From 1823 to 1831 Wigram is listed as the owner of two ships in the service of the East India Company. In 1824 he was elected a member of Lloyds, and on 24 March 1824 was married at St George's, Hanover Square, by William Knox, Bishop of Derry, to the bishop's daughter, Isabella Charlotte, who was a niece of Thomas Knox, 2nd Viscount Northland, later created Earl of Ranfurly. They had three sons and three daughters. Until 1830 the Wigrams lived at 36, Wimpole Street, Westminster.
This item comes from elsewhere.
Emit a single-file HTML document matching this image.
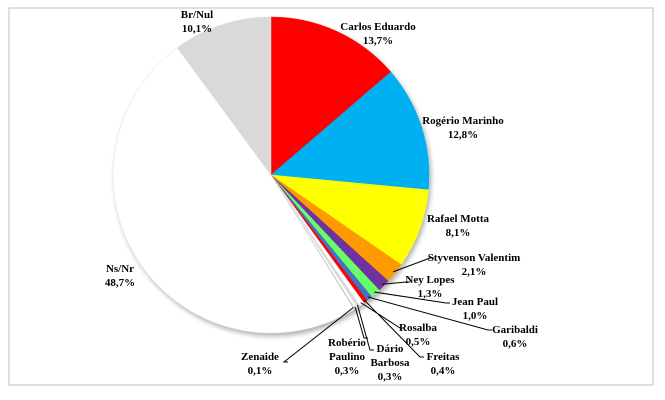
<!DOCTYPE html>
<html><head><meta charset="utf-8"><style>
body{margin:0;background:#fff;}
svg{display:block;}
text{font-family:"Liberation Serif",serif;font-weight:bold;font-size:11px;fill:#000;text-anchor:middle;}
</style></head><body>
<svg id="chart" width="665" height="400" viewBox="0 0 665 400">
<defs><filter id="sh" x="-10%" y="-10%" width="120%" height="120%"><feDropShadow dx="2" dy="3" stdDeviation="2.5" flood-color="#000" flood-opacity="0.3"/></filter></defs>
<rect x="9" y="8" width="644" height="377" fill="#fff" stroke="#bfbfbf" stroke-width="1"/>
<g id="slices" filter="url(#sh)"></g>
<g id="leaders"></g>
<g id="labels"></g>
</svg>
<script>
const categories=["Carlos Eduardo","Rogério Marinho","Rafael Motta","Styvenson Valentim","Ney Lopes","Jean Paul","Garibaldi","Freitas","Rosalba","Dário Barbosa","Robério Paulino","Zenaide","Ns/Nr","Br/Nul"];
const values=[13.7,12.8,8.1,2.1,1.3,1.0,0.6,0.4,0.5,0.3,0.3,0.1,48.7,10.1];
const valueLabels=["13,7%","12,8%","8,1%","2,1%","1,3%","1,0%","0,6%","0,4%","0,5%","0,3%","0,3%","0,1%","48,7%","10,1%"];
const colors=["#ff0000","#00b0f0","#ffff00","#ff9900","#7030a0","#66ff66","#4472c4","#ff0000","#ffffff","#d9d9d9","#ffffff","#c0c0c0","#ffffff","#d9d9d9"];
// label layout: [center x, first line y, lines], leader end [x,y] or null
const labelLines=[["Carlos Eduardo"],["Rogério Marinho"],["Rafael Motta"],["Styvenson Valentim"],["Ney Lopes"],["Jean Paul"],["Garibaldi"],["Freitas"],["Rosalba"],["Dário","Barbosa"],["Robério","Paulino"],["Zenaide"],["Ns/Nr"],["Br/Nul"]];
const labelPos=[[378,30],[463,124],[458,222],[474,261],[430,283],[475,305],[515,333],[443,360],[418,331],[390,352],[347,346],[260,360],[120,272],[197,18]];
const leaderEnd=[null,null,null,[430,258],[406,282],[446,303],[488,330],[420,357],[400,328],[370,350],[364,338],[284,362],null,null];
const cx=271,cy=175,R=158;
const NS="http://www.w3.org/2000/svg";
const total=values.reduce((a,b)=>a+b,0);
function pt(frac,r){const a=frac*2*Math.PI-Math.PI/2;return[cx+r*Math.cos(a),cy+r*Math.sin(a)];}
let acc=0;
const gS=document.getElementById('slices'),gL=document.getElementById('leaders'),gT=document.getElementById('labels');
values.forEach((v,i)=>{
  const f0=acc/total,f1=(acc+v)/total;acc+=v;
  const p0=pt(f0,R),p1=pt(f1,R),large=(f1-f0)>0.5?1:0;
  const p=document.createElementNS(NS,'path');
  p.setAttribute('d',`M${cx},${cy}L${p0[0]},${p0[1]}A${R},${R} 0 ${large} 1 ${p1[0]},${p1[1]}Z`);
  p.setAttribute('fill',colors[i]);
  p.setAttribute('stroke',colors[i]==="#ffffff"?"#e0e0e0":colors[i]);
  p.setAttribute('stroke-width','0.5');
  
  
  gS.appendChild(p);
  if(leaderEnd[i]){
    const m=pt((f0+f1)/2,R-2),e=leaderEnd[i];
    const l=document.createElementNS(NS,'polyline');
    l.setAttribute('points',`${m[0]},${m[1]} ${e[0]},${e[1]} ${e[0]+4},${e[1]}`);
    l.setAttribute('fill','none');l.setAttribute('stroke','#000');l.setAttribute('stroke-width','1');
    
    
    gL.appendChild(l);
  }
  const t=document.createElementNS(NS,'text');
  
  
  const lines=labelLines[i].concat([valueLabels[i]]);
  lines.forEach((s,k)=>{const ts=document.createElementNS(NS,'tspan');ts.setAttribute('x',labelPos[i][0]);ts.setAttribute('y',labelPos[i][1]+k*14);ts.textContent=s;t.appendChild(ts);});
  gT.appendChild(t);
});
</script>
</body></html>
They then moved to Thorpe Combe House and in 1841 to Dulwich.

Wigram was a partner in Huldart's Patent Cables Company and Reid's Brewery Company, was on the Committee of Lloyd's Register of Shipping, and was a member of a Royal Commission of inquiry into the law governing pilots.

In 1870 he was still Governor of the Royal Exchange Assurance Company, and the next year the Company presented him with his portrait in oils by George Richmond. He died on 20 May 1878.

==Family==
Wigram's eldest brother, Robert (1773–1843), was a Director of the Bank of England and a Tory Member of Parliament who in 1832 changed his name from Wigram to Fitzwygram. Their other brothers included Joseph Cotton Wigram (1798–1867), Bishop of Rochester, Loftus Tottenham Wigram QC (1803–89), a barrister and politician, and the theologian George Vicesimus Wigram (1805–79).

Wigram's eldest son, William Knox Wigram, born on 13 September 1825, became a barrister and married Mary Anne Pomeroy, the daughter of the 5th Viscount Harberton (1790–1862). Their sons Sir Henry Francis Wigram (1857–1934) and William Arthur Wigram were notable business men in New Zealand.